Front page of today’s Taipei Times shows an old Garrison Command white terror HQ called the Ankeng Guesthouse. Presumably it’s in Ankeng. I live out there and have explored all the roads around, so I’m curious if anyone knows where it is, and could provide me with an address or a Google Maps pinpoint.
Just abandoned…strange to leave the documents lying around with human organs (well I guess people wouldn’t be exactly queuing to take them home…but there are lots of old military camps in the same situation around Taiwan.
I checked the Liberty Times and you’re right it is Ankang (安康), not Ankeng (安坑). Still could be in Ankeng though, as Ankang Rd is the main road of Ankeng.

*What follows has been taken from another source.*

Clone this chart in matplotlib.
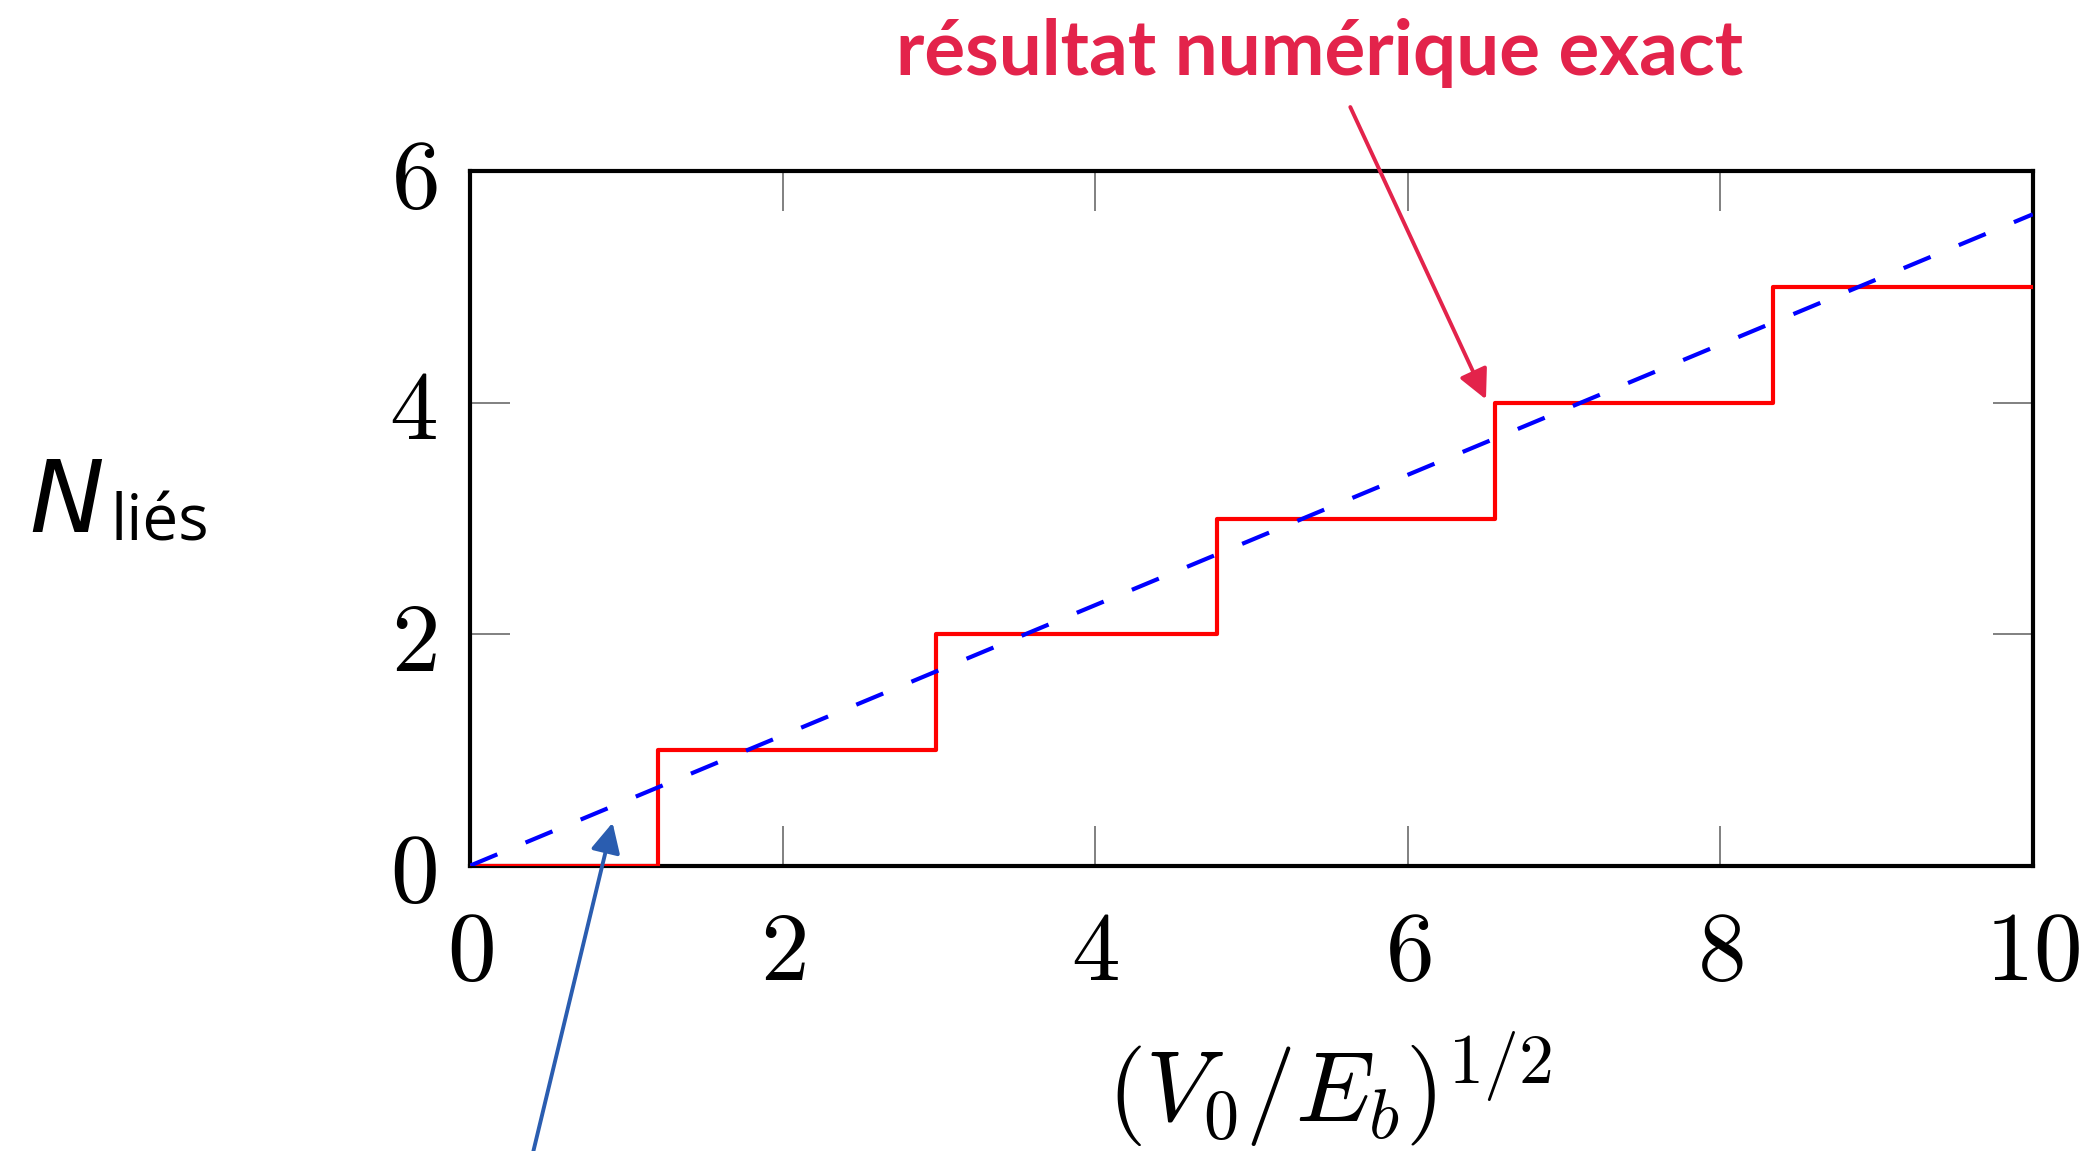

Come on! seriously,this whole thing reeks of a bad propaganda stunt, incriminating documents and human organs just left lying around, for 20 years? :roflmao: at the same time Chen is in jail and the DPP is fighting desperately for some kind of relevance.
Seriously folks a little critical thinking please!
I love the videos,the musical score is bad horror movie/thriller…all the edits are tight anxious shots, good movie, bad plot; no suspension of disbelief possible with this kind of contrived tripe.
Fair enough it sounds pretty suspect, yet I wouldn’t be surprised in Taiwan…things just get abandoned, as I mentioned there are many abandoned houses/camps belonging to ex-military all over Taiwan, Xindian has a large amount.
That’s it! Thanks. I just got back from checking it out. Shuangchen Rd is in Ankeng, just a couple of minutes from where I live. There was a big closed gate, but just as I rode up they opened it. There were a bunch of people there and trucks carting stuff away (rubble, old aircons and the like).
Not really. It says “The Taiwan Garrison Command was a military state security agency during the Martial Law era from 1949 to 1992.”
Proper phrasing or punctuation could have made it clear that the 1949-1992 refers to the Taiwan Garrison Command which wasn’t disbanded until 1992.
Grave dig here to provide more details about the notorious White Terror detention center in Ankeng, with more information now organized and provided by Taiwan’s National Human Rights Museum. In response to the OP’s unanswered query from 2009, a precise address is provided as well: No. 42, Juguang Road, Xindian District, New Taipei City (新北市新店區莒光路42號).
Some guy called “headhonchoII” participated in this exchange. I wonder if @Brianjones has seen this guy lately. Another guy called @Charlie_Jack also made some helpful contributions.
In any case, it’s astonishing to see how much more we are learning in the past few years about this terrible period in Taiwan’s recent past.
The original buildings (if not the pain caused in them) are long gone. That’s why, in the 1990s, Shih Ming-teh wanted the so called “Oasis Villa” prison site on Green Island to be preserved (Lee Teng-hui agreed). And that’s why Annette Lu, in the 2000s, wanted the Jingmei detention center (in Xindian) to be preserved. And through preservation and reconstruction efforts, we have these two sites (there’s more on Green Island) that are now part of the National Human Rights Museum which (oddly) was initiated during Ma’s administration (he was very controversial concerning the repurposing of the Jingmei site as a “culture park”) before finally being launched in 2018.
Or are they? Tsai Ing-wen, accompanied by Chen Chu, reportedly visited the site earlier today. It is apparently to be folded into Taiwan’s National Human Rights Museum, which currently encompasses the White Terror sites on Green Island and the former Jingmei Detention Center in Xindian.